**What is being asked**
Copy out all the data, word for word.

**Source records**
-------------------------
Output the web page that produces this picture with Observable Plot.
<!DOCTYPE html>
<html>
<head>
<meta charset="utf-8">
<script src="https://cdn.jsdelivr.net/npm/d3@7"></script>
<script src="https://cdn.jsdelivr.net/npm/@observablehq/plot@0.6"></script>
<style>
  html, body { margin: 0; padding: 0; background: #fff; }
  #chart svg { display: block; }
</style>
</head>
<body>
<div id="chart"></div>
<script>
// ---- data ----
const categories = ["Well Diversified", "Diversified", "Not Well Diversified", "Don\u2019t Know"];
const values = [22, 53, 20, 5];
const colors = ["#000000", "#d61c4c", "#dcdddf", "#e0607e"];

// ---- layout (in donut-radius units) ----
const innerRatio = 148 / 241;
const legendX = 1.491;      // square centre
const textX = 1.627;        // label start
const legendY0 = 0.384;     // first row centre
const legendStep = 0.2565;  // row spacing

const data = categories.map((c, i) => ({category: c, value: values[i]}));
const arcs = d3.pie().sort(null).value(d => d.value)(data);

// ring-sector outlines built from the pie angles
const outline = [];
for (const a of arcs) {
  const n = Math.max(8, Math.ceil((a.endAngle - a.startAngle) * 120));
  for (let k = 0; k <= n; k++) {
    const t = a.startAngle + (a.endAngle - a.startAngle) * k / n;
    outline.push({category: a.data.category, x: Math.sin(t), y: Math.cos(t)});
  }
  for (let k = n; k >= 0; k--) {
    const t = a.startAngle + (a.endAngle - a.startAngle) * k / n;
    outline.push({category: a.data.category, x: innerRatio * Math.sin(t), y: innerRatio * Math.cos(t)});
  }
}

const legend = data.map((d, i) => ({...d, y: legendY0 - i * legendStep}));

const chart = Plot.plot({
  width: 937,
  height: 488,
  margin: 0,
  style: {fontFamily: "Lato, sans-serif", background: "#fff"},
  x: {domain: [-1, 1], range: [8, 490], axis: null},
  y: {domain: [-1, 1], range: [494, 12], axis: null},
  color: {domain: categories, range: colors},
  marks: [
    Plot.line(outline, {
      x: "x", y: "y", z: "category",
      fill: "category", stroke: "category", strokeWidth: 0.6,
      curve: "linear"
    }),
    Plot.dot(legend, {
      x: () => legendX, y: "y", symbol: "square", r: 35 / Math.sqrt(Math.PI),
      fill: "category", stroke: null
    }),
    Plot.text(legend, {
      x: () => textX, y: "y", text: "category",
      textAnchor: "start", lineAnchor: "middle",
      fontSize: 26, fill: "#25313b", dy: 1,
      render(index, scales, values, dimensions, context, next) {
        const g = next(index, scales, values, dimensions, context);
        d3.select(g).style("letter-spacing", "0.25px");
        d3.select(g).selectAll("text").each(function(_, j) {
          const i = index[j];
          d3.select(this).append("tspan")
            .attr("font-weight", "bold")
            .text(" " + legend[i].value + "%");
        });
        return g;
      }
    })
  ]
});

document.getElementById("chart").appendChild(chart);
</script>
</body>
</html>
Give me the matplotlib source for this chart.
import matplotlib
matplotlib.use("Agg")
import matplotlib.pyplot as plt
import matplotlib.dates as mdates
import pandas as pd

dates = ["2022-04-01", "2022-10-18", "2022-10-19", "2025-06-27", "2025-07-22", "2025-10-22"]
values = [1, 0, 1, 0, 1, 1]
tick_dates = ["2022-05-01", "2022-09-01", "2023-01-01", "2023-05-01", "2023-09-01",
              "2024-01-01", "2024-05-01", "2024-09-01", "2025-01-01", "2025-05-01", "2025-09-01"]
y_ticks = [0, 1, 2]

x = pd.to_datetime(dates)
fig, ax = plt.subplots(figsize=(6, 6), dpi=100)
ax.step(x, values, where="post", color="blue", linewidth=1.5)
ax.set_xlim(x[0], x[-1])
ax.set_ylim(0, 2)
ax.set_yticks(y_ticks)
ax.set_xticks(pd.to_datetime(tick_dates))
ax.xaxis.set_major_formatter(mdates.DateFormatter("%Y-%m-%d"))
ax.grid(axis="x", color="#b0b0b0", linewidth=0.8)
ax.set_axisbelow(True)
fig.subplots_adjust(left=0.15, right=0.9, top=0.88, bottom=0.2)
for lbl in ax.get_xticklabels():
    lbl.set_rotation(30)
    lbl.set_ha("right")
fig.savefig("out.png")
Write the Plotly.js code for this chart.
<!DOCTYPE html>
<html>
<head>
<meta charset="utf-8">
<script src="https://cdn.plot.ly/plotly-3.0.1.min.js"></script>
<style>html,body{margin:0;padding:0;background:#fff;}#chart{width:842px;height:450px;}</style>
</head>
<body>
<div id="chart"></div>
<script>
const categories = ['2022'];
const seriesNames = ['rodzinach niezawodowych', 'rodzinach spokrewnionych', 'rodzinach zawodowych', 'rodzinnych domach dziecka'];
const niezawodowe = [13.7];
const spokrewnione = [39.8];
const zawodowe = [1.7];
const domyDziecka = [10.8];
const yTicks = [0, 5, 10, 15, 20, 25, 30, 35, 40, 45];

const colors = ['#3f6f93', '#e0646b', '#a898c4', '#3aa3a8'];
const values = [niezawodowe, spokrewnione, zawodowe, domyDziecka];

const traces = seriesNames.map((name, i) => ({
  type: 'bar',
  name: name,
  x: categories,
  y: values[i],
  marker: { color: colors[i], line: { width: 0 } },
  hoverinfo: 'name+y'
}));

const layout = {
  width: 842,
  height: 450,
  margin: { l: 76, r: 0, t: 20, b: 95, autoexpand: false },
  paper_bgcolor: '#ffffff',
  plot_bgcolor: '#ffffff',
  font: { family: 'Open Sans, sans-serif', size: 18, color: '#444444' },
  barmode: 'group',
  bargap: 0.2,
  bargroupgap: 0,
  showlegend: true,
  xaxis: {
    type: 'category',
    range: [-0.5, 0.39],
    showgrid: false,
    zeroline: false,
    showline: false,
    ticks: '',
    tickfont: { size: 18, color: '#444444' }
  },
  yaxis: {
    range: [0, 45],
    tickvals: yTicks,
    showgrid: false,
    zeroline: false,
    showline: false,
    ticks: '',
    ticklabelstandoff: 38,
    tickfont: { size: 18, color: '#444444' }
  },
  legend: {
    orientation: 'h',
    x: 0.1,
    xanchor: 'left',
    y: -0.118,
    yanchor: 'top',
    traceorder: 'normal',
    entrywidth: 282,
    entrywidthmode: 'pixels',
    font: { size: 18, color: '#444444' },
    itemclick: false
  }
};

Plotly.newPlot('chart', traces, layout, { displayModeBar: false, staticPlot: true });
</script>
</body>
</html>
-------------------------
**Problem solution**
Output the web page that produces this picture with Observable Plot.
<!DOCTYPE html>
<html>
<head>
<meta charset="utf-8">
<script src="https://cdn.jsdelivr.net/npm/d3@7"></script>
<script src="https://cdn.jsdelivr.net/npm/@observablehq/plot@0.6"></script>
<style>
  html, body { margin: 0; padding: 0; background: #fff; }
  #chart svg { display: block; }
</style>
</head>
<body>
<div id="chart"></div>
<script>
// ---- data ----
const categories = ["Well Diversified", "Diversified", "Not Well Diversified", "Don\u2019t Know"];
const values = [22, 53, 20, 5];
const colors = ["#000000", "#d61c4c", "#dcdddf", "#e0607e"];

// ---- layout (in donut-radius units) ----
const innerRatio = 148 / 241;
const legendX = 1.491;      // square centre
const textX = 1.627;        // label start
const legendY0 = 0.384;     // first row centre
const legendStep = 0.2565;  // row spacing

const data = categories.map((c, i) => ({category: c, value: values[i]}));
const arcs = d3.pie().sort(null).value(d => d.value)(data);

// ring-sector outlines built from the pie angles
const outline = [];
for (const a of arcs) {
  const n = Math.max(8, Math.ceil((a.endAngle - a.startAngle) * 120));
  for (let k = 0; k <= n; k++) {
    const t = a.startAngle + (a.endAngle - a.startAngle) * k / n;
    outline.push({category: a.data.category, x: Math.sin(t), y: Math.cos(t)});
  }
  for (let k = n; k >= 0; k--) {
    const t = a.startAngle + (a.endAngle - a.startAngle) * k / n;
    outline.push({category: a.data.category, x: innerRatio * Math.sin(t), y: innerRatio * Math.cos(t)});
  }
}

const legend = data.map((d, i) => ({...d, y: legendY0 - i * legendStep}));

const chart = Plot.plot({
  width: 937,
  height: 488,
  margin: 0,
  style: {fontFamily: "Lato, sans-serif", background: "#fff"},
  x: {domain: [-1, 1], range: [8, 490], axis: null},
  y: {domain: [-1, 1], range: [494, 12], axis: null},
  color: {domain: categories, range: colors},
  marks: [
    Plot.line(outline, {
      x: "x", y: "y", z: "category",
      fill: "category", stroke: "category", strokeWidth: 0.6,
      curve: "linear"
    }),
    Plot.dot(legend, {
      x: () => legendX, y: "y", symbol: "square", r: 35 / Math.sqrt(Math.PI),
      fill: "category", stroke: null
    }),
    Plot.text(legend, {
      x: () => textX, y: "y", text: "category",
      textAnchor: "start", lineAnchor: "middle",
      fontSize: 26, fill: "#25313b", dy: 1,
      render(index, scales, values, dimensions, context, next) {
        const g = next(index, scales, values, dimensions, context);
        d3.select(g).style("letter-spacing", "0.25px");
        d3.select(g).selectAll("text").each(function(_, j) {
          const i = index[j];
          d3.select(this).append("tspan")
            .attr("font-weight", "bold")
            .text(" " + legend[i].value + "%");
        });
        return g;
      }
    })
  ]
});

document.getElementById("chart").appendChild(chart);
</script>
</body>
</html>
Give me the matplotlib source for this chart.
import matplotlib
matplotlib.use("Agg")
import matplotlib.pyplot as plt
import matplotlib.dates as mdates
import pandas as pd

dates = ["2022-04-01", "2022-10-18", "2022-10-19", "2025-06-27", "2025-07-22", "2025-10-22"]
values = [1, 0, 1, 0, 1, 1]
tick_dates = ["2022-05-01", "2022-09-01", "2023-01-01", "2023-05-01", "2023-09-01",
              "2024-01-01", "2024-05-01", "2024-09-01", "2025-01-01", "2025-05-01", "2025-09-01"]
y_ticks = [0, 1, 2]

x = pd.to_datetime(dates)
fig, ax = plt.subplots(figsize=(6, 6), dpi=100)
ax.step(x, values, where="post", color="blue", linewidth=1.5)
ax.set_xlim(x[0], x[-1])
ax.set_ylim(0, 2)
ax.set_yticks(y_ticks)
ax.set_xticks(pd.to_datetime(tick_dates))
ax.xaxis.set_major_formatter(mdates.DateFormatter("%Y-%m-%d"))
ax.grid(axis="x", color="#b0b0b0", linewidth=0.8)
ax.set_axisbelow(True)
fig.subplots_adjust(left=0.15, right=0.9, top=0.88, bottom=0.2)
for lbl in ax.get_xticklabels():
    lbl.set_rotation(30)
    lbl.set_ha("right")
fig.savefig("out.png")
Write the Plotly.js code for this chart.
<!DOCTYPE html>
<html>
<head>
<meta charset="utf-8">
<script src="https://cdn.plot.ly/plotly-3.0.1.min.js"></script>
<style>html,body{margin:0;padding:0;background:#fff;}#chart{width:842px;height:450px;}</style>
</head>
<body>
<div id="chart"></div>
<script>
const categories = ['2022'];
const seriesNames = ['rodzinach niezawodowych', 'rodzinach spokrewnionych', 'rodzinach zawodowych', 'rodzinnych domach dziecka'];
const niezawodowe = [13.7];
const spokrewnione = [39.8];
const zawodowe = [1.7];
const domyDziecka = [10.8];
const yTicks = [0, 5, 10, 15, 20, 25, 30, 35, 40, 45];

const colors = ['#3f6f93', '#e0646b', '#a898c4', '#3aa3a8'];
const values = [niezawodowe, spokrewnione, zawodowe, domyDziecka];

const traces = seriesNames.map((name, i) => ({
  type: 'bar',
  name: name,
  x: categories,
  y: values[i],
  marker: { color: colors[i], line: { width: 0 } },
  hoverinfo: 'name+y'
}));

const layout = {
  width: 842,
  height: 450,
  margin: { l: 76, r: 0, t: 20, b: 95, autoexpand: false },
  paper_bgcolor: '#ffffff',
  plot_bgcolor: '#ffffff',
  font: { family: 'Open Sans, sans-serif', size: 18, color: '#444444' },
  barmode: 'group',
  bargap: 0.2,
  bargroupgap: 0,
  showlegend: true,
  xaxis: {
    type: 'category',
    range: [-0.5, 0.39],
    showgrid: false,
    zeroline: false,
    showline: false,
    ticks: '',
    tickfont: { size: 18, color: '#444444' }
  },
  yaxis: {
    range: [0, 45],
    tickvals: yTicks,
    showgrid: false,
    zeroline: false,
    showline: false,
    ticks: '',
    ticklabelstandoff: 38,
    tickfont: { size: 18, color: '#444444' }
  },
  legend: {
    orientation: 'h',
    x: 0.1,
    xanchor: 'left',
    y: -0.118,
    yanchor: 'top',
    traceorder: 'normal',
    entrywidth: 282,
    entrywidthmode: 'pixels',
    font: { size: 18, color: '#444444' },
    itemclick: false
  }
};

Plotly.newPlot('chart', traces, layout, { displayModeBar: false, staticPlot: true });
</script>
</body>
</html>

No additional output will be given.